• **Material provided**
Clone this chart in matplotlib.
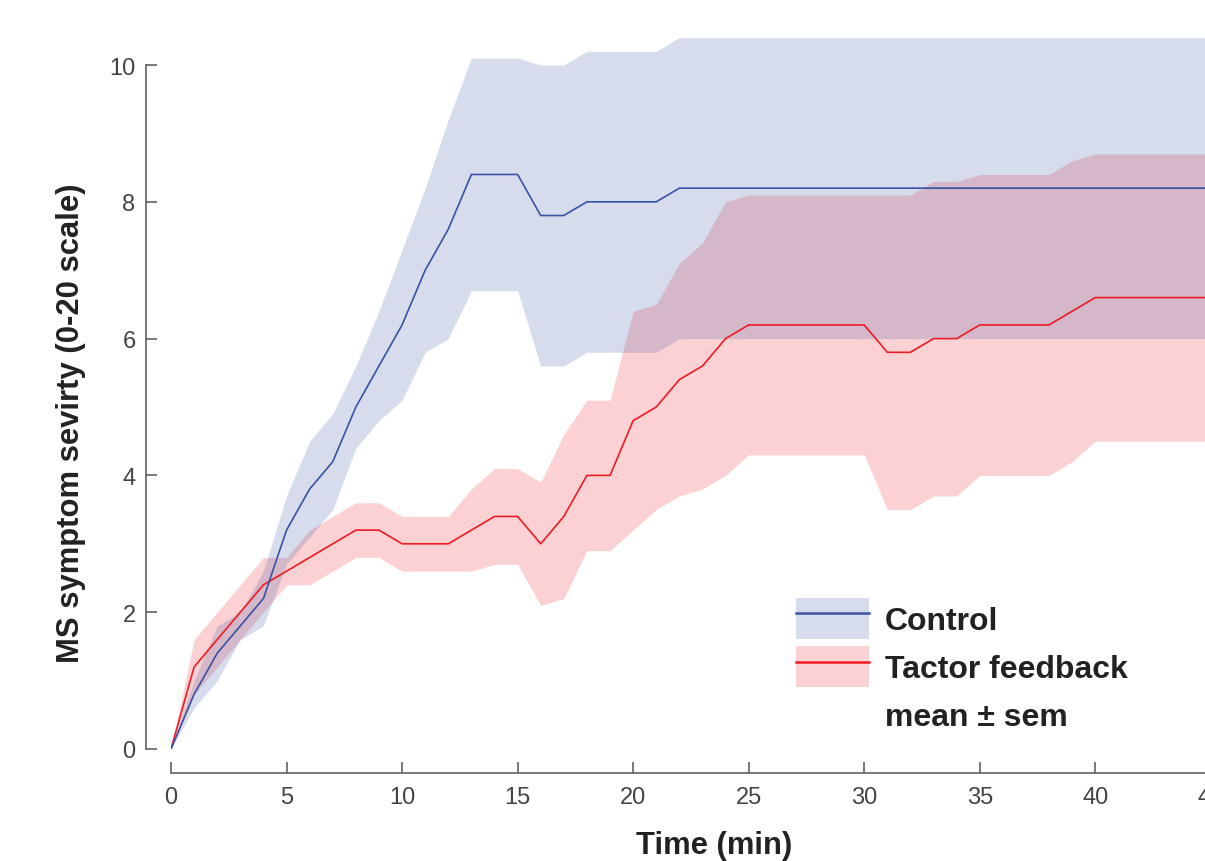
import matplotlib
matplotlib.use('Agg')
import matplotlib.pyplot as plt
from matplotlib.patches import Patch
from matplotlib.lines import Line2D
import numpy as np

plt.rcParams['font.family'] = ['Liberation Sans', 'DejaVu Sans']

# ---- data ----
time_min = [0, 1, 2, 3, 4, 5, 6, 7, 8, 9, 10, 11, 12, 13, 14, 15, 16, 17, 18, 19, 20, 21, 22,
            23, 24, 25, 26, 27, 28, 29, 30, 31, 32, 33, 34, 35, 36, 37, 38, 39, 40, 41, 42, 43, 44, 45]

control_mean = [0.0, 0.8, 1.4, 1.8, 2.2, 3.2, 3.8, 4.2, 5.0, 5.6, 6.2, 7.0, 7.6, 8.4, 8.4, 8.4,
                7.8, 7.8, 8.0, 8.0, 8.0, 8.0, 8.2, 8.2, 8.2, 8.2, 8.2, 8.2, 8.2, 8.2, 8.2,
                8.2, 8.2, 8.2, 8.2, 8.2, 8.2, 8.2, 8.2, 8.2, 8.2, 8.2, 8.2, 8.2, 8.2, 8.2]
control_sem = [0.0, 0.2, 0.4, 0.2, 0.4, 0.5, 0.7, 0.7, 0.6, 0.8, 1.1, 1.2, 1.6, 1.7, 1.7, 1.7,
               2.2, 2.2, 2.2, 2.2, 2.2, 2.2, 2.2, 2.2, 2.2, 2.2, 2.2, 2.2, 2.2, 2.2, 2.2,
               2.2, 2.2, 2.2, 2.2, 2.2, 2.2, 2.2, 2.2, 2.2, 2.2, 2.2, 2.2, 2.2, 2.2, 2.2]

tactor_mean = [0.0, 1.2, 1.6, 2.0, 2.4, 2.6, 2.8, 3.0, 3.2, 3.2, 3.0, 3.0, 3.0, 3.2, 3.4, 3.4,
               3.0, 3.4, 4.0, 4.0, 4.8, 5.0, 5.4, 5.6, 6.0, 6.2, 6.2, 6.2, 6.2, 6.2, 6.2,
               5.8, 5.8, 6.0, 6.0, 6.2, 6.2, 6.2, 6.2, 6.4, 6.6, 6.6, 6.6, 6.6, 6.6, 6.6]
tactor_sem = [0.0, 0.4, 0.4, 0.4, 0.4, 0.2, 0.4, 0.4, 0.4, 0.4, 0.4, 0.4, 0.4, 0.6, 0.7, 0.7,
              0.9, 1.2, 1.1, 1.1, 1.6, 1.5, 1.7, 1.8, 2.0, 1.9, 1.9, 1.9, 1.9, 1.9, 1.9,
              2.3, 2.3, 2.3, 2.3, 2.2, 2.2, 2.2, 2.2, 2.2, 2.1, 2.1, 2.1, 2.1, 2.1, 2.1]

x_ticks = [0, 5, 10, 15, 20, 25, 30, 35, 40, 45]
y_ticks = [0, 2, 4, 6, 8, 10]
series_labels = ['Control', 'Tactor feedback', 'mean \u00b1 sem']

blue = '#3853A4'
red = '#ED1C24'

# ---- figure ----
W, H = 1205, 862
fig = plt.figure(figsize=(W / 100, H / 100), dpi=100)
ax = fig.add_axes([171 / W, 112 / H, 1086 / W, 725 / H])

t = np.array(time_min)
cm, cs = np.array(control_mean), np.array(control_sem)
tm, ts = np.array(tactor_mean), np.array(tactor_sem)

ax.fill_between(t, tm - ts, tm + ts, color=red, alpha=0.2, lw=0)
ax.plot(t, tm, color=red, lw=1.2)
ax.fill_between(t, cm - cs, cm + cs, color=blue, alpha=0.2, lw=0)
ax.plot(t, cm, color=blue, lw=1.2)

ax.set_xlim(0, 47)
ax.set_ylim(0, 10.6)
ax.set_xticks(x_ticks)
ax.set_yticks(y_ticks)

for s in ['top', 'right']:
    ax.spines[s].set_visible(False)
ax.spines['left'].set_position(('outward', 18))
ax.spines['bottom'].set_position(('outward', 17.3))
ax.spines['left'].set_bounds(0, 10)
ax.spines['bottom'].set_bounds(0, 47)
for s in ['left', 'bottom']:
    ax.spines[s].set_color('#555555')
    ax.spines[s].set_linewidth(1.1)

ax.tick_params(direction='in', length=8, width=1.1, color='#555555',
               labelcolor='#444444', labelsize=17)
ax.tick_params(axis='x', pad=9)
ax.tick_params(axis='y', pad=7.5)

ax.set_xlabel('Time (min)', fontsize=22.3, fontweight='bold', color='#222222')
ax.set_ylabel('MS symptom sevirty (0-20 scale)', fontsize=22.3, fontweight='bold', color='#222222')
ax.xaxis.set_label_coords(0.5, -0.1117)
ax.yaxis.set_label_coords(-0.0783, 0.451)

handles = [
    (Patch(facecolor=blue, alpha=0.2, lw=0), Line2D([], [], color=blue, lw=1.8)),
    (Patch(facecolor=red, alpha=0.2, lw=0), Line2D([], [], color=red, lw=1.8)),
    Patch(facecolor='none', edgecolor='none'),
]
leg = ax.legend(handles, series_labels, loc='upper left', bbox_to_anchor=(0.5755, 0.2083),
                frameon=False, prop={'size': 23, 'weight': 'bold'},
                handlelength=2.29, handleheight=1.60, handletextpad=0.50,
                labelspacing=0.22, borderpad=0, borderaxespad=0)
for txt in leg.get_texts():
    txt.set_color('#222222')

fig.savefig('out.png', dpi=100)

• **Prompt**
Reproduce all of the data exactly, omitting each picture it holds.

• **Answer to the exercise**
Clone this chart in matplotlib.
import matplotlib
matplotlib.use('Agg')
import matplotlib.pyplot as plt
from matplotlib.patches import Patch
from matplotlib.lines import Line2D
import numpy as np

plt.rcParams['font.family'] = ['Liberation Sans', 'DejaVu Sans']

# ---- data ----
time_min = [0, 1, 2, 3, 4, 5, 6, 7, 8, 9, 10, 11, 12, 13, 14, 15, 16, 17, 18, 19, 20, 21, 22,
            23, 24, 25, 26, 27, 28, 29, 30, 31, 32, 33, 34, 35, 36, 37, 38, 39, 40, 41, 42, 43, 44, 45]

control_mean = [0.0, 0.8, 1.4, 1.8, 2.2, 3.2, 3.8, 4.2, 5.0, 5.6, 6.2, 7.0, 7.6, 8.4, 8.4, 8.4,
                7.8, 7.8, 8.0, 8.0, 8.0, 8.0, 8.2, 8.2, 8.2, 8.2, 8.2, 8.2, 8.2, 8.2, 8.2,
                8.2, 8.2, 8.2, 8.2, 8.2, 8.2, 8.2, 8.2, 8.2, 8.2, 8.2, 8.2, 8.2, 8.2, 8.2]
control_sem = [0.0, 0.2, 0.4, 0.2, 0.4, 0.5, 0.7, 0.7, 0.6, 0.8, 1.1, 1.2, 1.6, 1.7, 1.7, 1.7,
               2.2, 2.2, 2.2, 2.2, 2.2, 2.2, 2.2, 2.2, 2.2, 2.2, 2.2, 2.2, 2.2, 2.2, 2.2,
               2.2, 2.2, 2.2, 2.2, 2.2, 2.2, 2.2, 2.2, 2.2, 2.2, 2.2, 2.2, 2.2, 2.2, 2.2]

tactor_mean = [0.0, 1.2, 1.6, 2.0, 2.4, 2.6, 2.8, 3.0, 3.2, 3.2, 3.0, 3.0, 3.0, 3.2, 3.4, 3.4,
               3.0, 3.4, 4.0, 4.0, 4.8, 5.0, 5.4, 5.6, 6.0, 6.2, 6.2, 6.2, 6.2, 6.2, 6.2,
               5.8, 5.8, 6.0, 6.0, 6.2, 6.2, 6.2, 6.2, 6.4, 6.6, 6.6, 6.6, 6.6, 6.6, 6.6]
tactor_sem = [0.0, 0.4, 0.4, 0.4, 0.4, 0.2, 0.4, 0.4, 0.4, 0.4, 0.4, 0.4, 0.4, 0.6, 0.7, 0.7,
              0.9, 1.2, 1.1, 1.1, 1.6, 1.5, 1.7, 1.8, 2.0, 1.9, 1.9, 1.9, 1.9, 1.9, 1.9,
              2.3, 2.3, 2.3, 2.3, 2.2, 2.2, 2.2, 2.2, 2.2, 2.1, 2.1, 2.1, 2.1, 2.1, 2.1]

x_ticks = [0, 5, 10, 15, 20, 25, 30, 35, 40, 45]
y_ticks = [0, 2, 4, 6, 8, 10]
series_labels = ['Control', 'Tactor feedback', 'mean \u00b1 sem']

blue = '#3853A4'
red = '#ED1C24'

# ---- figure ----
W, H = 1205, 862
fig = plt.figure(figsize=(W / 100, H / 100), dpi=100)
ax = fig.add_axes([171 / W, 112 / H, 1086 / W, 725 / H])

t = np.array(time_min)
cm, cs = np.array(control_mean), np.array(control_sem)
tm, ts = np.array(tactor_mean), np.array(tactor_sem)

ax.fill_between(t, tm - ts, tm + ts, color=red, alpha=0.2, lw=0)
ax.plot(t, tm, color=red, lw=1.2)
ax.fill_between(t, cm - cs, cm + cs, color=blue, alpha=0.2, lw=0)
ax.plot(t, cm, color=blue, lw=1.2)

ax.set_xlim(0, 47)
ax.set_ylim(0, 10.6)
ax.set_xticks(x_ticks)
ax.set_yticks(y_ticks)

for s in ['top', 'right']:
    ax.spines[s].set_visible(False)
ax.spines['left'].set_position(('outward', 18))
ax.spines['bottom'].set_position(('outward', 17.3))
ax.spines['left'].set_bounds(0, 10)
ax.spines['bottom'].set_bounds(0, 47)
for s in ['left', 'bottom']:
    ax.spines[s].set_color('#555555')
    ax.spines[s].set_linewidth(1.1)

ax.tick_params(direction='in', length=8, width=1.1, color='#555555',
               labelcolor='#444444', labelsize=17)
ax.tick_params(axis='x', pad=9)
ax.tick_params(axis='y', pad=7.5)

ax.set_xlabel('Time (min)', fontsize=22.3, fontweight='bold', color='#222222')
ax.set_ylabel('MS symptom sevirty (0-20 scale)', fontsize=22.3, fontweight='bold', color='#222222')
ax.xaxis.set_label_coords(0.5, -0.1117)
ax.yaxis.set_label_coords(-0.0783, 0.451)

handles = [
    (Patch(facecolor=blue, alpha=0.2, lw=0), Line2D([], [], color=blue, lw=1.8)),
    (Patch(facecolor=red, alpha=0.2, lw=0), Line2D([], [], color=red, lw=1.8)),
    Patch(facecolor='none', edgecolor='none'),
]
leg = ax.legend(handles, series_labels, loc='upper left', bbox_to_anchor=(0.5755, 0.2083),
                frameon=False, prop={'size': 23, 'weight': 'bold'},
                handlelength=2.29, handleheight=1.60, handletextpad=0.50,
                labelspacing=0.22, borderpad=0, borderaxespad=0)
for txt in leg.get_texts():
    txt.set_color('#222222')

fig.savefig('out.png', dpi=100)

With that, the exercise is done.